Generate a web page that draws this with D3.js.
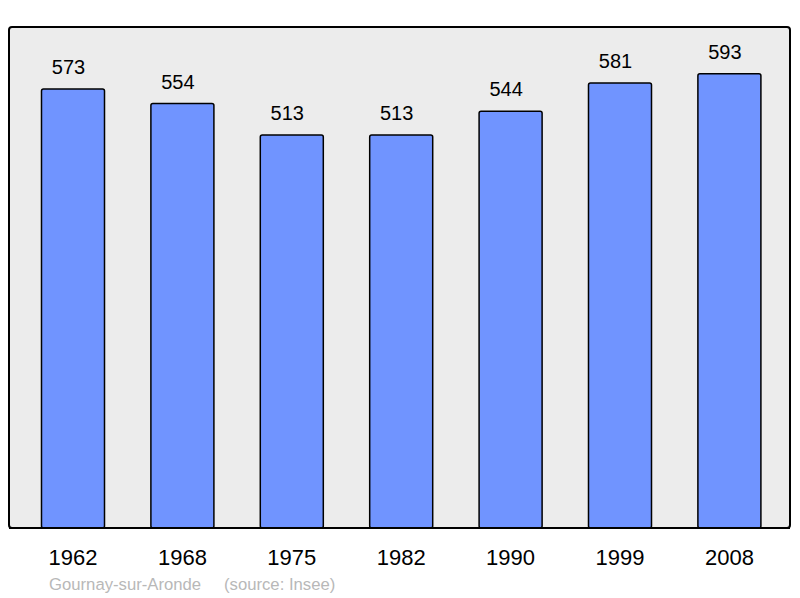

--

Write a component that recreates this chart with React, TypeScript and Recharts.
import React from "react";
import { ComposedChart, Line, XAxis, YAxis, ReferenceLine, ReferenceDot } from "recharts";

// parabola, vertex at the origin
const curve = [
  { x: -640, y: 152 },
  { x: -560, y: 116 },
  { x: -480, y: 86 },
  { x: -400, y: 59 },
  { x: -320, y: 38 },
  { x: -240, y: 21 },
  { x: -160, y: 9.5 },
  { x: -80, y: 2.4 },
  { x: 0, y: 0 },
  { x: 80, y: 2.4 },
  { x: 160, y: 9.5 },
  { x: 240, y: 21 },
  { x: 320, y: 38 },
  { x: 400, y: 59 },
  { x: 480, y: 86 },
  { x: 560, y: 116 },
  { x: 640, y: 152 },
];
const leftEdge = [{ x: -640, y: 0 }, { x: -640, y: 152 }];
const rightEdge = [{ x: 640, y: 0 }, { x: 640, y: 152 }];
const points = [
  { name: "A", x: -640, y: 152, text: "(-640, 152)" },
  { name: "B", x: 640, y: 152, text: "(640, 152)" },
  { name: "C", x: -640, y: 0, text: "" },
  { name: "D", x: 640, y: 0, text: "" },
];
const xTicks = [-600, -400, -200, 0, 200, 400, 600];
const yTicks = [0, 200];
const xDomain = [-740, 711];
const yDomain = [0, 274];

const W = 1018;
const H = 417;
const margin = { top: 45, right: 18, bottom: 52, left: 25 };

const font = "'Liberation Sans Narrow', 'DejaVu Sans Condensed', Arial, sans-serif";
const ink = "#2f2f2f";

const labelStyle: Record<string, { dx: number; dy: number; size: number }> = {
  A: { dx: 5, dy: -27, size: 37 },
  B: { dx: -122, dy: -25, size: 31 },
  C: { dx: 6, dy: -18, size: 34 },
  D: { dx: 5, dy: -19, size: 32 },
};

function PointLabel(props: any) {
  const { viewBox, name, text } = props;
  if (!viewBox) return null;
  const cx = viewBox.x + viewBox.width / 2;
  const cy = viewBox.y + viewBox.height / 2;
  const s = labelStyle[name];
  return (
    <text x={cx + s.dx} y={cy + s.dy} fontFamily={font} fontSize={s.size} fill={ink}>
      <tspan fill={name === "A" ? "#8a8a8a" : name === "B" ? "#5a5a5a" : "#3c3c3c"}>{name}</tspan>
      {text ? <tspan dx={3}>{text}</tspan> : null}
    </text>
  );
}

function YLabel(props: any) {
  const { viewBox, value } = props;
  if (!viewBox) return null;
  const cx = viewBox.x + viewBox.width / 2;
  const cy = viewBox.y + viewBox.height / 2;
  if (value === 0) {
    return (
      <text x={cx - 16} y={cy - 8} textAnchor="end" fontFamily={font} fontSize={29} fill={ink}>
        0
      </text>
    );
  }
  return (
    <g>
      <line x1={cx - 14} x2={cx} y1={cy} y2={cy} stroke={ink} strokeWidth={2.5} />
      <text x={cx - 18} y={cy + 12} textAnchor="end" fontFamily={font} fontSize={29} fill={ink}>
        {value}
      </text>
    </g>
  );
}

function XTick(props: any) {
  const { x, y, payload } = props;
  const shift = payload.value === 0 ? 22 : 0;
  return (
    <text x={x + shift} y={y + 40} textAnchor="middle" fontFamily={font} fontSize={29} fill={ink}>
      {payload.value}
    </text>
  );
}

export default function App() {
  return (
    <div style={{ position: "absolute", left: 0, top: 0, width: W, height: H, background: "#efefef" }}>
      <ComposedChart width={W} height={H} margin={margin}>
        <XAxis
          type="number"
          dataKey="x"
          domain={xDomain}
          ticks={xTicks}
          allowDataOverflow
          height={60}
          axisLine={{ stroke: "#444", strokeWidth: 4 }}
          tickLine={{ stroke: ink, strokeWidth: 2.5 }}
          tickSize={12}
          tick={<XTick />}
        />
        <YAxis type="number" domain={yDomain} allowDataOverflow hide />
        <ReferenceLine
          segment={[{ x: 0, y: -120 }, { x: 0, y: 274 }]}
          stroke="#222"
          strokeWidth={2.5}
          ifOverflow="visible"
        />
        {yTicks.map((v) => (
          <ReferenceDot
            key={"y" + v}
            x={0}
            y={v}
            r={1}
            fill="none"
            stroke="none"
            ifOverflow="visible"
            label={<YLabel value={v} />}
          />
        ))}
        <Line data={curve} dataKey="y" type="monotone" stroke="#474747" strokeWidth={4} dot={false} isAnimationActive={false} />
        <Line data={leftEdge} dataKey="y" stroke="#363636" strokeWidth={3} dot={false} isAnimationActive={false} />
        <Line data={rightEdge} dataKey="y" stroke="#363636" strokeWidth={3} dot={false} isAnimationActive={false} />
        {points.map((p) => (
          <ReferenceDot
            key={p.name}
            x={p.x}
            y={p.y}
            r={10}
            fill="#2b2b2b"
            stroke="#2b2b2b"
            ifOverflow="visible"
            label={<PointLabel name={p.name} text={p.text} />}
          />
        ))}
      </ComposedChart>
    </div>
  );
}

---

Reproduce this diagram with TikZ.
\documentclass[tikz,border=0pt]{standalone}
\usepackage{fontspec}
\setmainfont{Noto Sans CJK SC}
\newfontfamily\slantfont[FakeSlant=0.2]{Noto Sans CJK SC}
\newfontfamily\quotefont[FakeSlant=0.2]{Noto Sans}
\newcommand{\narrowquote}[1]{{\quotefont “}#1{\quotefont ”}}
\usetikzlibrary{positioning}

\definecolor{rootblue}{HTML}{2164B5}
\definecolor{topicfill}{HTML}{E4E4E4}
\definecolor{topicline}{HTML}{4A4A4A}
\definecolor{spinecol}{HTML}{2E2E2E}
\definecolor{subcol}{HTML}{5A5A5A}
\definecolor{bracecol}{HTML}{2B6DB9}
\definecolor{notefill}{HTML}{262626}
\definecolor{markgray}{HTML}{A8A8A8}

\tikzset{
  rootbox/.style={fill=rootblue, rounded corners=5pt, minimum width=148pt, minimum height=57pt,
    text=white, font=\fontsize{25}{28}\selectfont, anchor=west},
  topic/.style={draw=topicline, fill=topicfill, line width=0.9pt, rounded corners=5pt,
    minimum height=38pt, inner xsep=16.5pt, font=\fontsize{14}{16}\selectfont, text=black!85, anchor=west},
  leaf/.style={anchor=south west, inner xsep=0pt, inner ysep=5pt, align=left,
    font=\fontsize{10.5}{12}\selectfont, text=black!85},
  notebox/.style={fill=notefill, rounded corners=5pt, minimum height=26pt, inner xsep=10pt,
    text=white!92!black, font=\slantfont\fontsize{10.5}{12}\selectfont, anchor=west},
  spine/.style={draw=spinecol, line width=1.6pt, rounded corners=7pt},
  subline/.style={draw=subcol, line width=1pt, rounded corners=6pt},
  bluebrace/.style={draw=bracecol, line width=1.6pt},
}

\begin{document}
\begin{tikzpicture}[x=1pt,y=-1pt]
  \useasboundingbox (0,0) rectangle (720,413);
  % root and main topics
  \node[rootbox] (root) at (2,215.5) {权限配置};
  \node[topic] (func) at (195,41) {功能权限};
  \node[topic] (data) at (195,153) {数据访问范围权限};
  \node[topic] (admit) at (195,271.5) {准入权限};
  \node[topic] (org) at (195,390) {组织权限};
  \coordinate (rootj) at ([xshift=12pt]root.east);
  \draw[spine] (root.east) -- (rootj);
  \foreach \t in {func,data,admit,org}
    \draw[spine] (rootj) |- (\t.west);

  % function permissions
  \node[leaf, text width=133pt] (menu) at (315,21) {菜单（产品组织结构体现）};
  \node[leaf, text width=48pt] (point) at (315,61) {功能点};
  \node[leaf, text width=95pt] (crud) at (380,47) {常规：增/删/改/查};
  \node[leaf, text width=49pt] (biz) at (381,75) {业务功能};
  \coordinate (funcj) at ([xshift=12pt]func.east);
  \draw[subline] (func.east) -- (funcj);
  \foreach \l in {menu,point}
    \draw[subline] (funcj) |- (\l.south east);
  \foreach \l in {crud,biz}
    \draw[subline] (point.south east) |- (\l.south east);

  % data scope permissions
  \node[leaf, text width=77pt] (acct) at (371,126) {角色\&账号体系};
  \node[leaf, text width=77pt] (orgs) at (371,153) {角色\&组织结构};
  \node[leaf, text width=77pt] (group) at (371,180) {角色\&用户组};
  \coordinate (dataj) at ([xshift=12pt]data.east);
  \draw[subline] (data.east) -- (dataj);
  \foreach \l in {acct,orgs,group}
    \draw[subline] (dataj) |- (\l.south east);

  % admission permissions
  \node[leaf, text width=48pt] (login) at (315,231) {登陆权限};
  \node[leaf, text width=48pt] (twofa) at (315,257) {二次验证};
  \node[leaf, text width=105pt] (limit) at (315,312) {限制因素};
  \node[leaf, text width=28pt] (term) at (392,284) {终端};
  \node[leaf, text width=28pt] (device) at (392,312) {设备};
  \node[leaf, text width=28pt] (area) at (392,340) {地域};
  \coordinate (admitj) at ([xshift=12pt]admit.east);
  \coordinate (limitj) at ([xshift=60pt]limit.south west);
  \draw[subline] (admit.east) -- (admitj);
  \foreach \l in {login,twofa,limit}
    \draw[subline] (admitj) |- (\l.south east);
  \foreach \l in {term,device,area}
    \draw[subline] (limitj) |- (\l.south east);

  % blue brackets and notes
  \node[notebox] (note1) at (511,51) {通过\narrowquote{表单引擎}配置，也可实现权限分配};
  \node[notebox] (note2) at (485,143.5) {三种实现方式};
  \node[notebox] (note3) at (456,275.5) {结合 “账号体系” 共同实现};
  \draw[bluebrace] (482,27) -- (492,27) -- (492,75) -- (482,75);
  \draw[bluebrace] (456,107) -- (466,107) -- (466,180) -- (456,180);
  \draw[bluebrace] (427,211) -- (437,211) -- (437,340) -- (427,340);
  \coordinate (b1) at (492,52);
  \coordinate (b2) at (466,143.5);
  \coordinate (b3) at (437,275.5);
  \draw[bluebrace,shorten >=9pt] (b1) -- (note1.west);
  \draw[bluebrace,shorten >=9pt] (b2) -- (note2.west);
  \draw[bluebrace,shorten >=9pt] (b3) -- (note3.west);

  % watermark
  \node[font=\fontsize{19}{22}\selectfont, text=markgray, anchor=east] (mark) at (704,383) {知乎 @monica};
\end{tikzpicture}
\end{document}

## YOUR TASK
Using the data above, transcribe the lines that run from the line with "Write a component" to the line with "YAxis, ReferenceLine, ReferenceDot", both ends kept, and output nothing else.

## RESULT BELOW
Write a component that recreates this chart with React, TypeScript and Recharts.
import React from "react";
import { ComposedChart, Line, XAxis, YAxis, ReferenceLine, ReferenceDot } from "recharts";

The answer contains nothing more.